Well, presumably you'd need an alpha channel. Otherwise any further 
drawing to these partially-covered pixels won't look right...?

>>> Also how does your method work with a pixel shader?
>>
>> If I actually knew what a pixel shader is, I could maybe answer. :-)
> 
> The pixel shader is the code that gets called on the GPU to calculate 
> the pixel value.  It will be passed various bits of information like the 
> world coordinates, screen coordinates, lighting vectors etc.

Interesting. I didn't know that. Last time I looked, the GPU takes a 
polygon, and optionally a texture, optionally does some point-light 
calculations, and draws a textured polygon according to the current 
camera position.
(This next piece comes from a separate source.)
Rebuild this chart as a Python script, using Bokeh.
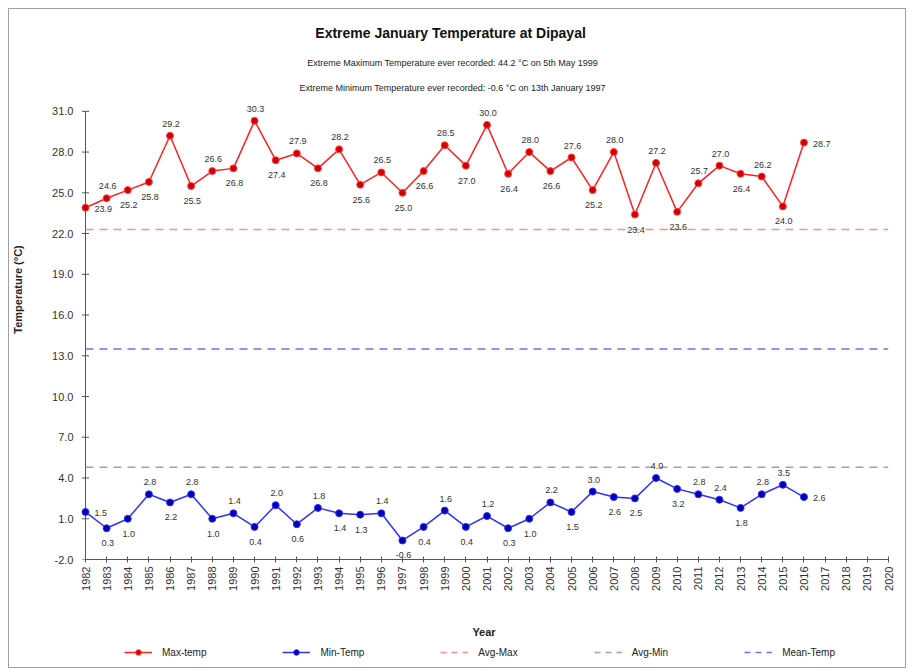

The textures are usually MIP-mapped - in other words, 
AA precomputed - so that only leaves the polygon edges to worry about.

> Should the 
> GPU still pass the coordinates of the *centre* of the pixel, even if 
> only 25% of one corner is actually being covered?  Or is it more correct 
> to pass the coordinates of the centre of the sub-pixel area that is 
> being shaded?  IDK.

If I had to take a guess, I'd say pretend that the polygon extends to 
infinity in all directions, run the shader as usual, and then just 
adjust the alpha channel according to polygon coverage. (IOW, yes, the 
center of the screen pixel.) OTOH, I haven't actually tried it to see 
what it looks like...

>> Unless it's a particle method.
> 
> You mean to be rendered as a fluid?  You can't just raytrace particles 
> directly either, you need some algorithm to make it look like a fluid.  
> I suspect algorithms exist for raytracing particles as a fluid (blobs?) 
> and also for creating meshes from particles.  Anyway, people don't place 
> the triangles by hand.

Yeah, if you use particles you need to somehow construct a surface from 
the particle positions. But saying "all points within K units of a 
particle are designed as inside" is much easier than trying to determine 
the curvature of a complex shape and tesselate it with just the right 
number of triangles...

But hey, what do I know? Apparently nothing.